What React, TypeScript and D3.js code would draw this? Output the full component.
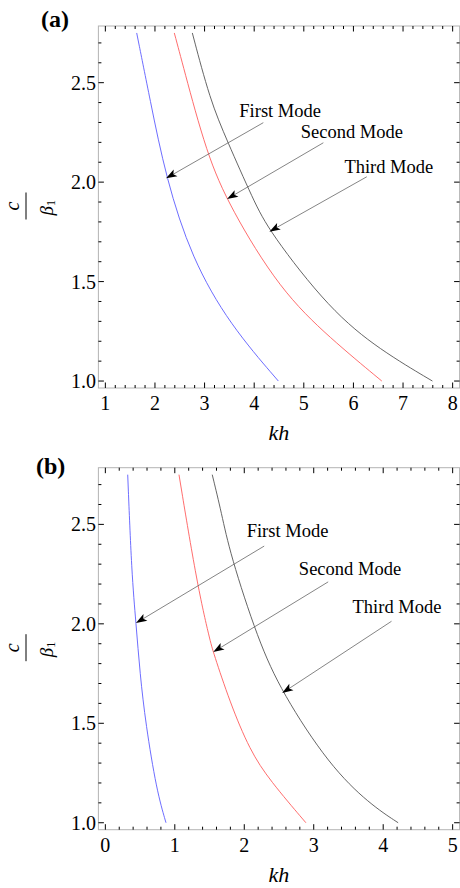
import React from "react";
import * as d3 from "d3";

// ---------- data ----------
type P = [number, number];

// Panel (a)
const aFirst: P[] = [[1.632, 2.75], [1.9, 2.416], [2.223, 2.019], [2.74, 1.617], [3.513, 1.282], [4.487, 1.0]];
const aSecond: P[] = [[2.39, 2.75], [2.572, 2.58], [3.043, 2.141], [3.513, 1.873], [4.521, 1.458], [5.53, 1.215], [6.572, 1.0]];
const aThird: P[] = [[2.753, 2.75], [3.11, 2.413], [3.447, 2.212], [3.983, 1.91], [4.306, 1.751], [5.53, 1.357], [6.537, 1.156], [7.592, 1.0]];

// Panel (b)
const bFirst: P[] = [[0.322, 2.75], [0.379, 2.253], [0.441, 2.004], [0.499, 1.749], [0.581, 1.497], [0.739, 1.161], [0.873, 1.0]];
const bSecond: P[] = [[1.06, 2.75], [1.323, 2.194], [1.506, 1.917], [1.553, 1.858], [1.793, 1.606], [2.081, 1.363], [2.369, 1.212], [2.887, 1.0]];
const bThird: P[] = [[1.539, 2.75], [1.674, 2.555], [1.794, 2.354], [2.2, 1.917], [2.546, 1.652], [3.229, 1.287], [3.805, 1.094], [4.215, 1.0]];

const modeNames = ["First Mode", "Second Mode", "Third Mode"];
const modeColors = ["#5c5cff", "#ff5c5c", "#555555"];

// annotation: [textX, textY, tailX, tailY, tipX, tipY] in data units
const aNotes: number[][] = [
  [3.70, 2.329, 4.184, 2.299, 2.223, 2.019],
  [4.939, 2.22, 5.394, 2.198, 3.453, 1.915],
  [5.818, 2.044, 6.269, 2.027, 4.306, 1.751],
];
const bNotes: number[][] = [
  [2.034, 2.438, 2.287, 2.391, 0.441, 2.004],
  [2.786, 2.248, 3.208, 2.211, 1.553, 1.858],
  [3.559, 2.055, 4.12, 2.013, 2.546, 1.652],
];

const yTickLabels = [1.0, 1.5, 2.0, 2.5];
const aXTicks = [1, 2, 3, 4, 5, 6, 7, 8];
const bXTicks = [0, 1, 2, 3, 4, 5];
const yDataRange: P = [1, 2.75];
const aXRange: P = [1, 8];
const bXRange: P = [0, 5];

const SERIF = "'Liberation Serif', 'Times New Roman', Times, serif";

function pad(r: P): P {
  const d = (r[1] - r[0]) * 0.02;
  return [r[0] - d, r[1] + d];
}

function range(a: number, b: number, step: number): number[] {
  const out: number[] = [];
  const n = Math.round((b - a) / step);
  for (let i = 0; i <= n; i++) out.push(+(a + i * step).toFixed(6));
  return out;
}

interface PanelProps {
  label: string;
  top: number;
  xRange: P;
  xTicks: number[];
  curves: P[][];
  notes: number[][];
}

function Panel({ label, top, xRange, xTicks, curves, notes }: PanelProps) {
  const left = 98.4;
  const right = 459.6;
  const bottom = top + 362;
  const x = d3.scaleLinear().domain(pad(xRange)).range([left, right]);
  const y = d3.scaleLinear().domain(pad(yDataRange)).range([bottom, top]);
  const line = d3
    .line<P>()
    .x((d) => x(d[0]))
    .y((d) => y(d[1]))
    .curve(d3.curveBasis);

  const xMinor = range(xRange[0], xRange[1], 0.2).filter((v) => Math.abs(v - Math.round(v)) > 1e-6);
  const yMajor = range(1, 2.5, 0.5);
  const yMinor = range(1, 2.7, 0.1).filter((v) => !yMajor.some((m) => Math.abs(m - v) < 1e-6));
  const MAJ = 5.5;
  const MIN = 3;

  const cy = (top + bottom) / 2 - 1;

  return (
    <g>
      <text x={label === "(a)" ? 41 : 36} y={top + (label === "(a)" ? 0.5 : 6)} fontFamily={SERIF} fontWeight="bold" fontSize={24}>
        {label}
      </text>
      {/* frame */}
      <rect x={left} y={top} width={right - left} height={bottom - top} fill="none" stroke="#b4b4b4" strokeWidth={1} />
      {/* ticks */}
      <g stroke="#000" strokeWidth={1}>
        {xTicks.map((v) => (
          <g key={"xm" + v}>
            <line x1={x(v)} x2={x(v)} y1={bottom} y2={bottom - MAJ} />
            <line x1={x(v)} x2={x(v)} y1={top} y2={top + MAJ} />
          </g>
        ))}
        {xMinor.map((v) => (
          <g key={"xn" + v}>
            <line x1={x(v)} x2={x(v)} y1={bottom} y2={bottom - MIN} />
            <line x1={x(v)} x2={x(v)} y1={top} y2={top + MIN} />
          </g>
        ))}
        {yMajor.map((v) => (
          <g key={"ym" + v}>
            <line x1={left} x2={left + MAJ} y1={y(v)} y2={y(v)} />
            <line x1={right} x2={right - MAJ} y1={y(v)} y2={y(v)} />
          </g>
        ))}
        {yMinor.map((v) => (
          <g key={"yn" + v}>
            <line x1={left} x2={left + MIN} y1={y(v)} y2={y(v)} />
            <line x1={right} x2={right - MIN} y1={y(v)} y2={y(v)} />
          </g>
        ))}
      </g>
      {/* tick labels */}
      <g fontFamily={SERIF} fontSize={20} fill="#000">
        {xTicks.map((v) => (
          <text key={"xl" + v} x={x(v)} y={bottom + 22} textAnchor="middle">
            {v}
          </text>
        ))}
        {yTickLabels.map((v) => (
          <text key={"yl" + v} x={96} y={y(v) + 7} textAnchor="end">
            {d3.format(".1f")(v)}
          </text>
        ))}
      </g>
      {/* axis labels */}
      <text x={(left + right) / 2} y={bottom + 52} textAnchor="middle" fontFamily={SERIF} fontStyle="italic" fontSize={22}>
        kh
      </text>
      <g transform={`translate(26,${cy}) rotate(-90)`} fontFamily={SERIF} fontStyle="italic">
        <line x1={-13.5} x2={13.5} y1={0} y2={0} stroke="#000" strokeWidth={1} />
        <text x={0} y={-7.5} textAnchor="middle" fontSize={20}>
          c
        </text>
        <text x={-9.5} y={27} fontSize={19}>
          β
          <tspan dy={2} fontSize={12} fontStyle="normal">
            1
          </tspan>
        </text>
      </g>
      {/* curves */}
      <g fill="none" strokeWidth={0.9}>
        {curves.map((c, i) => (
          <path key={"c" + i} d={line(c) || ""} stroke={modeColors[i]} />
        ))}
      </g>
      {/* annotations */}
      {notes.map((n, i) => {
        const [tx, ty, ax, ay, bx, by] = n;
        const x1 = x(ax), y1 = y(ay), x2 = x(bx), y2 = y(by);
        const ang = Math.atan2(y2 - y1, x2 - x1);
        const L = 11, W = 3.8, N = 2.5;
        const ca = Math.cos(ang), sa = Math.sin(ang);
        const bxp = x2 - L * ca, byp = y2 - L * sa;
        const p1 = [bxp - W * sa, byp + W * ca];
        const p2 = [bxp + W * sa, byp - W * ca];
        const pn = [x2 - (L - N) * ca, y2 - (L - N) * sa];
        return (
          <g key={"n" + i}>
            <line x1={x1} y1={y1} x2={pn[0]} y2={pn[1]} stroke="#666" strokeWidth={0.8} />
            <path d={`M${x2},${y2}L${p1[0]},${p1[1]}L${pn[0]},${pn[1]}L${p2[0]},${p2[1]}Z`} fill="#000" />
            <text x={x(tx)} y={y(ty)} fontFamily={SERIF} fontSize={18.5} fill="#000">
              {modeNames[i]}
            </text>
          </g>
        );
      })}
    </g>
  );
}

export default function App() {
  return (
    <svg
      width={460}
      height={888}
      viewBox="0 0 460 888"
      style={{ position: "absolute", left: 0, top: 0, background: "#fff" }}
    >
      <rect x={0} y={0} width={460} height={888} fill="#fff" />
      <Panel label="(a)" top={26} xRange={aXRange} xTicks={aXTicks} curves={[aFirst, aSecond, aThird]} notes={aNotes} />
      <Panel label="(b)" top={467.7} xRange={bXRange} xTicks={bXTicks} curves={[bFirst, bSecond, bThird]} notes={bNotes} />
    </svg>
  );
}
____________
Every line from the start of the listing above through the line with "const aThird: P[]" should be repeated exactly; skip the pictures and add nothing else.

What React, TypeScript and D3.js code would draw this? Output the full component.
import React from "react";
import * as d3 from "d3";

// ---------- data ----------
type P = [number, number];

// Panel (a)
const aFirst: P[] = [[1.632, 2.75], [1.9, 2.416], [2.223, 2.019], [2.74, 1.617], [3.513, 1.282], [4.487, 1.0]];
const aSecond: P[] = [[2.39, 2.75], [2.572, 2.58], [3.043, 2.141], [3.513, 1.873], [4.521, 1.458], [5.53, 1.215], [6.572, 1.0]];
const aThird: P[] = [[2.753, 2.75], [3.11, 2.413], [3.447, 2.212], [3.983, 1.91], [4.306, 1.751], [5.53, 1.357], [6.537, 1.156], [7.592, 1.0]];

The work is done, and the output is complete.